● **The exercise**
Return only those lines from the line containing "Clone this chart in Apache ECharts." to the line containing "normal[i]+v, v.toFixed(1)+'%', observeLabelShift[i]||0]));", both included, and please omit the pictures.
----
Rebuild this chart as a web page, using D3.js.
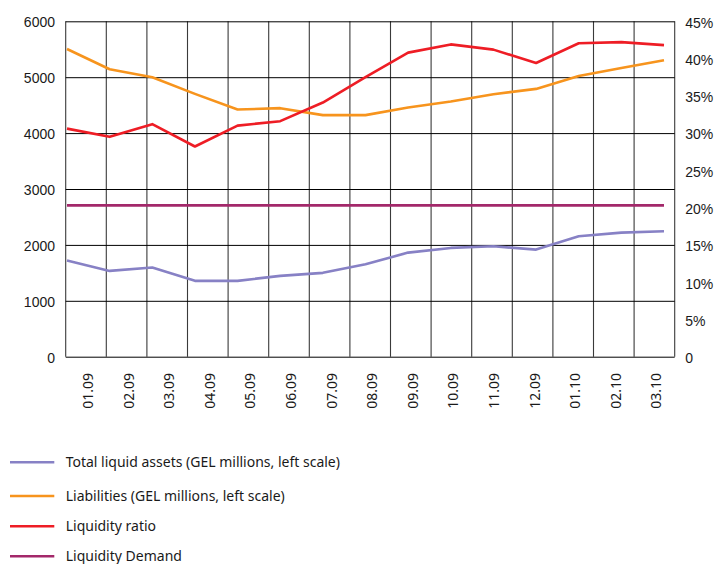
<!DOCTYPE html>
<html>
<head>
<meta charset="utf-8">
<script src="https://cdn.jsdelivr.net/npm/d3@7"></script>
<style>
  html, body { margin: 0; padding: 0; background: #fff; }
  svg { display: block; font-family: "Noto Sans", sans-serif; }
</style>
</head>
<body>
<svg id="chart" width="717" height="564"></svg>
<script>
// ---- data ----
const categories = ["01.09","02.09","03.09","04.09","05.09","06.09","07.09","08.09","09.09","10.09","11.09","12.09","01.10","02.10","03.10"];
const totalLiquidAssets = [1720, 1535, 1595, 1357, 1357, 1446, 1500, 1655, 1862, 1946, 1975, 1916, 2154, 2220, 2243];
const liabilities = [5505, 5143, 5000, 4702, 4421, 4446, 4322, 4322, 4457, 4564, 4696, 4791, 5023, 5166, 5304];
const liquidityRatio = [30.6, 29.5, 31.2, 28.2, 31.0, 31.6, 34.1, 37.5, 40.8, 41.9, 41.2, 39.4, 42.05, 42.2, 41.8];
const liquidityDemand = [20.3, 20.3, 20.3, 20.3, 20.3, 20.3, 20.3, 20.3, 20.3, 20.3, 20.3, 20.3, 20.3, 20.3, 20.3];
const leftTicks = [0, 1000, 2000, 3000, 4000, 5000, 6000];
const rightTicks = [0, 5, 10, 15, 20, 25, 30, 35, 40, 45];
const seriesNames = [
  "Total liquid assets (GEL millions, left scale)",
  "Liabilities (GEL millions, left scale)",
  "Liquidity ratio",
  "Liquidity Demand"
];
const seriesColors = ["#8781c5", "#f7941d", "#ee1d25", "#a3286a"];

// ---- layout ----
const svg = d3.select("#chart");
const plot = { left: 65.7, right: 674.7, top: 21.3, bottom: 356.7 };

const yL = d3.scaleLinear().domain([0, 6000]).range([plot.bottom, plot.top]);
const yR = d3.scaleLinear().domain([0, 45]).range([plot.bottom, plot.top]);
const xBand = d3.scaleBand().domain(categories).range([plot.left, plot.right]).padding(0);
const xPoint = d3.scalePoint().domain(categories).range([67, 664]);

// vertical gridlines (band boundaries)
const vEdges = categories.map(c => xBand(c)).concat([plot.right]);
svg.append("g").selectAll("line").data(vEdges).join("line")
  .attr("x1", d => d).attr("x2", d => d)
  .attr("y1", plot.top).attr("y2", plot.bottom)
  .attr("stroke", "#3a3a3a").attr("stroke-width", 1.1);

// horizontal gridlines + left labels via axis
const gL = svg.append("g").attr("transform", `translate(${plot.left},0)`)
  .call(d3.axisLeft(yL).tickValues(leftTicks).tickSize(-(plot.right - plot.left)).tickPadding(10.7).tickFormat(d3.format("d")));
gL.select(".domain").remove();
gL.selectAll(".tick line").attr("stroke", "#000").attr("stroke-width", 1);
gL.selectAll(".tick text").attr("fill", "#1a1a1a").style("font-size", "14px").attr("dy", "0.4em");

// right axis labels
const gR = svg.append("g").attr("transform", `translate(${plot.right},0)`)
  .call(d3.axisRight(yR).tickValues(rightTicks).tickSize(0).tickPadding(10.5).tickFormat(d => d === 0 ? "0" : d + "%"));
gR.select(".domain").remove();
gR.selectAll(".tick text").attr("fill", "#1a1a1a").style("font-size", "14px").attr("dy", "0.42em");

// x labels (rotated)
svg.append("g").selectAll("text").data(categories).join("text")
  .attr("transform", d => `translate(${xBand(d) + xBand.bandwidth() / 2 + 2},373) rotate(-90)`)
  .attr("text-anchor", "end").attr("dy", "0.35em")
  .attr("fill", "#1a1a1a").style("font-size", "14px")
  .text(d => d);

// lines
const lineL = d3.line().x((d, i) => xPoint(categories[i])).y(d => yL(d));
const lineR = d3.line().x((d, i) => xPoint(categories[i])).y(d => yR(d));
const seriesDefs = [
  { vals: totalLiquidAssets, gen: lineL },
  { vals: liabilities, gen: lineL },
  { vals: liquidityRatio, gen: lineR },
  { vals: liquidityDemand, gen: lineR }
];
seriesDefs.forEach((s, i) => {
  svg.append("path").datum(s.vals)
    .attr("d", s.gen)
    .attr("fill", "none")
    .attr("stroke", seriesColors[i])
    .attr("stroke-width", 2.6)
    .attr("stroke-linejoin", "round");
});

// legend
const legendY = [462.3, 496, 526.3, 556.3];
const lg = svg.append("g");
seriesNames.forEach((name, i) => {
  lg.append("line").attr("x1", 10).attr("x2", 54.3)
    .attr("y1", legendY[i]).attr("y2", legendY[i])
    .attr("stroke", seriesColors[i]).attr("stroke-width", 2.6);
  lg.append("text").attr("x", 65.7).attr("y", legendY[i]).attr("dy", "0.35em")
    .attr("fill", "#1a1a1a").style("font-size", "14px")
    .text(name);
});
</script>
</body>
</html>
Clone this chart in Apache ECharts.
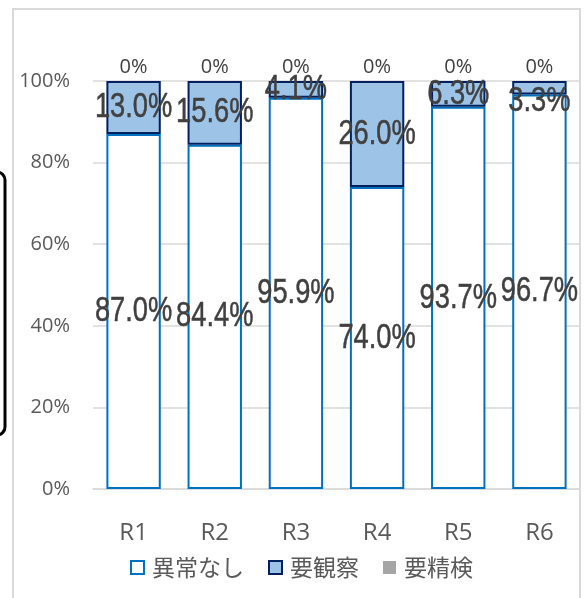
<!DOCTYPE html>
<html><head><meta charset="utf-8">
<script src="https://cdn.jsdelivr.net/npm/echarts@6/dist/echarts.min.js"></script>
<style>html,body{margin:0;padding:0;background:#fff}#c{width:587px;height:598px}</style>
</head><body><div id="c"></div>
<script>
const categories = ['R1','R2','R3','R4','R5','R6'];
const normal = [87.0, 84.4, 95.9, 74.0, 93.7, 96.7];
const observe = [13.0, 15.6, 4.1, 26.0, 6.3, 3.3];
const detail = [0, 0, 0, 0, 0, 0];
const seriesNames = ['異常なし','要観察','要精検'];

const bigFont = "'Liberation Sans',Arial,sans-serif";
const uiFont = "'Open Sans','Noto Sans',sans-serif";
const observeLabelShift = {5: 14};

// label records: [categoryIndex, lower, upper, text, pixelShift]
const labelData = [];
normal.forEach((v,i)=>labelData.push([i, 0, v, v.toFixed(1)+'%', 0]));
observe.forEach((v,i)=>labelData.push([i, normal[i], normal[i]+v, v.toFixed(1)+'%', observeLabelShift[i]||0]));

const chart = echarts.init(document.getElementById('c'), null, {renderer:'canvas'});
chart.setOption({
  animation:false,
  backgroundColor:'#fff',
  grid:{left:93, right:7, top:81, bottom:109},
  graphic:[
    {type:'rect', shape:{x:13, y:9, width:567, height:620}, style:{fill:'none', stroke:'#d9d9d9', lineWidth:2}, z:-10},
    {type:'rect', shape:{x:-20, y:172, width:25, height:263, r:8}, style:{fill:'none', stroke:'#000', lineWidth:3}, z:10}
  ],
  legend:{
    top:551, left:125, itemWidth:13, itemHeight:13, itemGap:24,
    icon:'rect',
    textStyle:{fontSize:23, color:'#595959', fontFamily:"'Noto Sans CJK JP',sans-serif", padding:[0,0,0,3]},
    data:seriesNames
  },
  xAxis:{
    type:'category', data:categories,
    axisLine:{lineStyle:{color:'#d9d9d9', width:1.5}},
    axisTick:{show:false},
    axisLabel:{fontSize:24, color:'#595959', margin:32, fontFamily:uiFont}
  },
  yAxis:{
    type:'value', min:0, max:100, interval:20,
    axisLine:{show:false}, axisTick:{show:false},
    splitLine:{lineStyle:{color:'#d9d9d9', width:1.5}},
    axisLabel:{fontSize:20, color:'#595959', margin:23, formatter:v=>v+'%', fontFamily:uiFont}
  },
  series:[
    {name:seriesNames[0], type:'bar', stack:'s', barWidth:'67%',
     data:normal,
     itemStyle:{color:'#ffffff', borderColor:'#0070C0', borderWidth:2}},
    {name:seriesNames[1], type:'bar', stack:'s',
     data:observe,
     itemStyle:{color:'#9DC3E6', borderColor:'#002060', borderWidth:2}},
    {name:seriesNames[2], type:'bar', stack:'s',
     data:detail,
     itemStyle:{color:'#A5A5A5'},
     label:{show:true, position:'top', distance:4, formatter:p=>p.value+'%', fontSize:20, color:'#404040', fontFamily:uiFont}},
    {name:'labels', type:'custom', z:20, silent:true,
     data:labelData,
     encode:{x:0, y:[1,2]},
     renderItem:(params, api)=>{
       const i = api.value(0), lo = api.value(1), hi = api.value(2);
       const p = api.coord([i, (lo+hi)/2]);
       return {type:'text', x:p[0], y:p[1] + api.value(4), scaleX:0.78,
         style:{text:labelData[params.dataIndex][3], x:0, y:0, fontSize:35, fontFamily:bigFont,
                fill:'#404040', stroke:'#404040', lineWidth:0.5, align:'center', verticalAlign:'middle'}};
     }}
  ]
});
</script></body></html>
----
● **Task answer**
Clone this chart in Apache ECharts.
<!DOCTYPE html>
<html><head><meta charset="utf-8">
<script src="https://cdn.jsdelivr.net/npm/echarts@6/dist/echarts.min.js"></script>
<style>html,body{margin:0;padding:0;background:#fff}#c{width:587px;height:598px}</style>
</head><body><div id="c"></div>
<script>
const categories = ['R1','R2','R3','R4','R5','R6'];
const normal = [87.0, 84.4, 95.9, 74.0, 93.7, 96.7];
const observe = [13.0, 15.6, 4.1, 26.0, 6.3, 3.3];
const detail = [0, 0, 0, 0, 0, 0];
const seriesNames = ['異常なし','要観察','要精検'];

const bigFont = "'Liberation Sans',Arial,sans-serif";
const uiFont = "'Open Sans','Noto Sans',sans-serif";
const observeLabelShift = {5: 14};

// label records: [categoryIndex, lower, upper, text, pixelShift]
const labelData = [];
normal.forEach((v,i)=>labelData.push([i, 0, v, v.toFixed(1)+'%', 0]));
observe.forEach((v,i)=>labelData.push([i, normal[i], normal[i]+v, v.toFixed(1)+'%', observeLabelShift[i]||0]));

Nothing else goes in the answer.